Este paso es en gran parte condición necesaria para el segundo. Y es que este conocimiento de la realidad no es condición suficiente para doblegar la obstinación de nuestra eutanasia, pues a la razón ha de sumársele la libertad. Y es ahí donde ha de dar un paso hacia delante la mayoría silenciosa, que en gran medida también es la mayoría cobarde. La decadencia de Occidente responde, en primer lugar, a la tremenda irresponsabilidad de sus sociedades, pues cada uno de nosotros somos el sagrario de protege nuestros valores. Sin embargo, hemos pecado tanto por acción como por omisión. Esta responsabilidad, por supuesto, es directamente proporcional a la del impacto que nuestra defensa individual hubiese tenido en la preservación de todo aquello que amamos, por lo que hombres de Estado y gobernantes, periodistas y profesores, padres que han desatendido sus obligaciones ostentan mayor culpa que otros. En cualquier caso, Occidente necesita un despertar general, y esto pasa por la realización por parte de cada uno de nosotros del enorme valor que tiene nuestra vida vivida con plenitud y la huella que esta puede dejar tanto para nuestra sociedad como para las que están por venir.

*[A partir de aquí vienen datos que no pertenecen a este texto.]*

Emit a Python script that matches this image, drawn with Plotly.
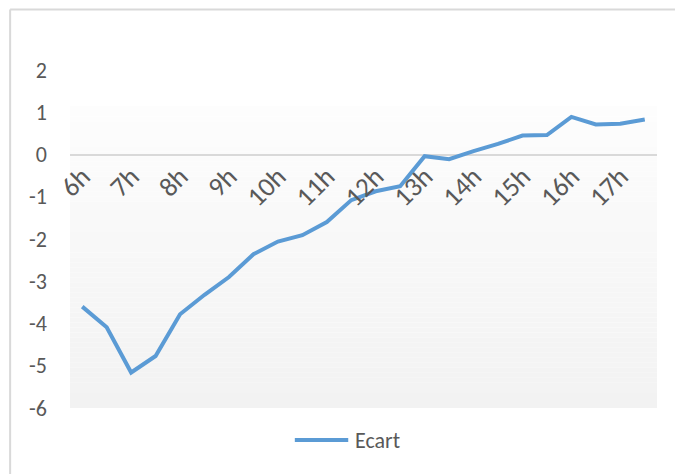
import plotly.graph_objects as go

# Half-hourly categories from 6h to 17h30
times = ["6h", "6h30", "7h", "7h30", "8h", "8h30", "9h", "9h30", "10h", "10h30",
         "11h", "11h30", "12h", "12h30", "13h", "13h30", "14h", "14h30", "15h", "15h30",
         "16h", "16h30", "17h", "17h30"]
ecart = [-3.60, -4.09, -5.16, -4.77, -3.78, -3.32, -2.90, -2.36, -2.06, -1.91,
         -1.60, -1.08, -0.87, -0.75, -0.04, -0.11, 0.08, 0.25, 0.45, 0.46,
         0.89, 0.71, 0.73, 0.83]
hour_ticks = ["6h", "7h", "8h", "9h", "10h", "11h", "12h", "13h", "14h", "15h", "16h", "17h"]
y_ticks = [2, 1, 0, -1, -2, -3, -4, -5, -6]
y_tick_text = [str(v) for v in y_ticks]  # plain hyphen for negatives

FONT = "Carlito, Lato, sans-serif"
GREY_TEXT = "#595959"
LINE_BLUE = "#5b9bd5"
Y_MIN, Y_MAX = -6, 2

fig = go.Figure()
fig.add_trace(go.Scatter(
    x=times, y=ecart, mode="lines", name="Ecart",
    line=dict(color=LINE_BLUE, width=4), showlegend=False,
))

# Soft vertical gradient behind the plot area (light at top, grey at bottom)
shapes = []
g_top, g_bot, n = 1.14, Y_MIN, 60
for i in range(n):
    y0 = g_top - (g_top - g_bot) * i / n
    y1 = g_top - (g_top - g_bot) * (i + 1) / n
    t = (i + 0.5) / n
    c = round(253 - (253 - 242) * t)
    shapes.append(dict(type="rect", xref="x", yref="y", x0=-0.5, x1=23.5, y0=y1, y1=y0,
                       fillcolor=f"rgb({c},{c},{c})", line=dict(width=0), layer="below"))

# Chart frame (top and left edges)
shapes.append(dict(type="line", xref="paper", yref="paper", x0=-0.102, x1=1.1, y0=1.179, y1=1.179,
                   line=dict(color="#d9d9d9", width=2)))
shapes.append(dict(type="line", xref="paper", yref="paper", x0=-0.102, x1=-0.102, y0=1.179, y1=-0.25,
                   line=dict(color="#d9d9d9", width=2)))

# Legend entry
shapes.append(dict(type="line", xref="paper", yref="paper", x0=0.383, x1=0.474, y0=-0.0947, y1=-0.0947,
                   line=dict(color=LINE_BLUE, width=4)))

fig.update_layout(
    width=675, height=474,
    margin=dict(l=70, r=18, t=70, b=66),
    paper_bgcolor="white", plot_bgcolor="white",
    font=dict(family=FONT, size=22, color=GREY_TEXT),
    shapes=shapes,
    annotations=[dict(text="Ecart", xref="paper", yref="paper", x=0.482, y=-0.0947,
                      xanchor="left", yanchor="middle", showarrow=False,
                      font=dict(family=FONT, size=22, color=GREY_TEXT))],
    xaxis=dict(
        type="category", range=[-0.5, 23.5],
        tickmode="array", tickvals=hour_ticks, ticktext=hour_ticks,
        tickangle=-45, showgrid=False, showline=False, zeroline=False, ticks="",
        anchor="free", position=(0 - Y_MIN) / (Y_MAX - Y_MIN),
        ticklabelstandoff=0, tickfont=dict(family=FONT, size=27, color=GREY_TEXT),
    ),
    yaxis=dict(
        range=[Y_MIN, Y_MAX], tickmode="array", tickvals=y_ticks, ticktext=y_tick_text,
        showgrid=False, zeroline=True, zerolinecolor="#d9d9d9", zerolinewidth=2,
        showline=False, ticks="", ticklabelstandoff=22,
    ),
)

fig.write_html("out.html")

Una tarea que ha de realizarse con gran valentía. Conviene recordar aquí las palabras de Thomas Paine: “Si ha de haber conflictos que sea mientras yo viva, que mis hijos puedan vivir en paz”.

En tercer lugar, en Occidente se cristaliza la superación de numerosas dicotomías que han quedado rápidamente relegadas al pasado. Una de ellas es el clásico antagonismo entre el estado y el mercado, del que trataré con más detalle en futuros artículos. Otro, quizá de mayor importancia incluso, es la obsolescencia en el marco político de la dimensión horizontal entre izquierda y derecha y su sustitución por otra vertical cuyos extremos representan la autoridad o la libertad. Es precisamente en este nuevo eje en el que se ubica la línea de falla abismal que se ha creado entre las élites y el conjunto de la sociedad, tanto a nivel internacional como también a nivel nacional. Una creciente desconexión alimentada por la denostación del concepto de ciudadanía ante elementos que presentan una amenaza sobre ella (como es el caso de la inmigración irregular) y que pone en tela de juicio la esencia y funcionalidad de la democracia representativa como la conocemos, así como la confianza en las instituciones. Pues bien, también en este factor creo que todavía no hemos pasado el punto de no retorno. La ciudadanía todavía tiene la capacidad de situar en el poder a unos representantes políticos u otros, o bien desalojarlos. Una capacidad, no obstante, mermada debido a elementos como el del control de la comunicación y la desinformación señalados antes.

Estos tres pasos: conocimiento, valentía y responsabilidad ciudadana, y rendición de cuentas de la clase política y nuestros representantes (vía premio y castigo electoral) a los representados son un posible mecanismo para revertir la situación de decrepitud que manifiesta Occidente. Y aunque hemos de incidir en los tres de manera simultánea, estos pasos se presentan en un orden preciso, por lo que en esta defensa de valores que nos ocupa, ha de incidirse especialmente en el primero de los tres factores: el conocimiento de la realidad que nos rodea. Es precisamente por la importancia de este factor por lo que uno de los principales campos de batalla en las democracias liberales es el de la libertad de expresión y la vigilancia y control digital de la información, como mecanismo para ocultar esta realidad y sustituirla por narrativas manufacturadas. No obstante, conocedores ya de la importancia de Occidente y de su valor intrínseco e instrumental, de los elementos que provocan su agonía y de los posibles mecanismos de defensa frente a este ataque, pongámonos manos a la obra. Despertemos.